Using the extracted features, a dimensionality reduction was then performed using uniform manifold approximation and projection (UMAP). The UMAP produces a graph that can then be used to perform network based clustering via community detection algorithms. Figure 2 demonstrates a 2D UMAP graph of our data.
Figure 2: a 2D UMAP representation of the extracted texture values. The location of each point on the map is based on the two UMAP vectors and the lines are based on the connectivity between points, with edge bundling used to tidy the graph.
Community Clustering Algorithms
When it comes to applying machine learning in geosciences, labels with which to train models are mostly based on interpretations by geoscientists. However, these labels are often incomplete, inconsistent or un-reliable. It can therefore be difficult to know for sure how many true geologically distinct groups are present in the data. Community detection algorithms are hierarchical methods that automatically detect the correct number of clusters based on structure in the data. This is a major advantage above other clustering algorithms like k-means that require the number of clusters to be specified, and are therefore not ideal for solving geological problems.
Community detection algorithms take a graph, such as that produced by the UMAP, and create clusters of data points with similar properties. Unlike classical clustering algorithms, community detection methods use modularity to decide which points belong to a cluster. Modularity is a measure of how comparatively dense the edges within the groups are compared to the density of the connections between groups.
Here we will compare a series of clustering algorithms including Leiden, Walktrap and Louvain with differing modularities, and demonstrate how each of these result in a different outcome when applied to the textural features extracted by the CNN.
Clustering Results
The cluster maps shown in Figure 3 demonstrate that each clustering approach captures different textures extracted from the geophysical imagery. Most methods identified a range of 17-21 clusters, but the Walktrap method, by far the noisiest, detected 48 clusters, including many small ones that don’t seem to relate to any known geology.
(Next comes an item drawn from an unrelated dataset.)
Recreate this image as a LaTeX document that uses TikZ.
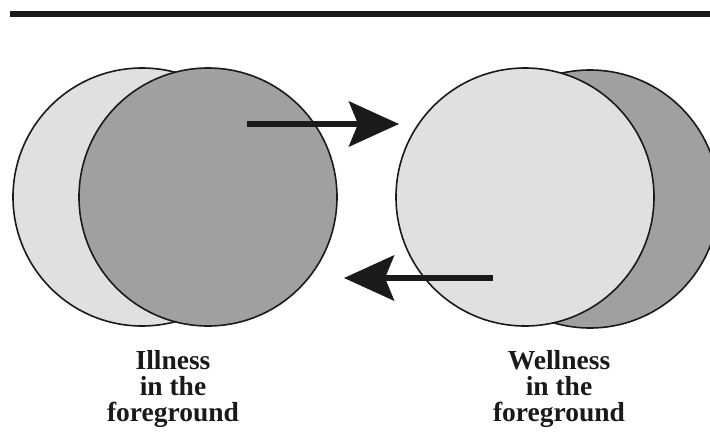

Figure 3: Clusters determined using Louvain (Potts modularity), Louvain (Dugue modularity), walktrap and Leiden methods (clockwise from top-left).
Some clusters have a strong overlap with a particular lithology, such as the upper Gawler Range volcanics. Areas associated with this unit generally have a clear, distinct pattern in the geophysical data. Also the Gairdner Dyke Swarm which creates prominent features in the magnetics is clearly reflected in the cluster maps (Figure 4), demonstrating how data-driven modelling such as this can draw important information out of data. On the other hand, some lithologies share very similar geophysical character, and cannot be distinguished from gravity and magnetics alone.
Figure 4: The north-east section of the test area showing the Archaean to Mesoproterozoic basement overlain by the dykes (black lines), and the TMI data that contains lines caused by these dykes.
To obtain a more quantitative comparison between the different methods, three mapped lithologies that had distinct areas were chosen and compared to the main cluster that they intersected (Table 1). The percentage of overlap between the lithology and the cluster was used as an indicator of how well the cluster was identified. The Louvain (Potts) method had the best results, consistently reaching the highest or near to the highest coverage. As expected, the Walktrap method performed the worst.
The results varied by lithology, with all methods producing similar results for the upper Gawler Range Volcanics. This indicates that the geophysical texture of this lithology is highly distinct from that of the surrounding rock. The Moondrah Gneis had a poor overlap overall, suggesting that it is difficult to distinguish this lithology based on geophysical texture alone.
Method | Upper Gawler Range Volcanics | Moondrah Gneis | Munjeela Granite | Average % |
Dugue | 87 | 48 | 60 | 65 |
Leiden | 82 | 34 | 98 | 71 |
Potts | 85 | 52 | 99 | 79 |
Walktrap | 87 | 33 | 58 | 59 |
Table 1: Percentage overlap of the dominant cluster for each lithology.
Conclusions
Unsupervised community detection models and computer vision methods offer a great way to enhance geological mapping. The information gleaned by these methods, depends on quality and type of data input. In this case shown here, lithologies with distinct geophysical texture will be much better identified. Community detection methods offer a great way to detect groups in data, but different methods will produce different results, so as always it takes a domain expert to compare outcomes and assess the geological reasonability of the results.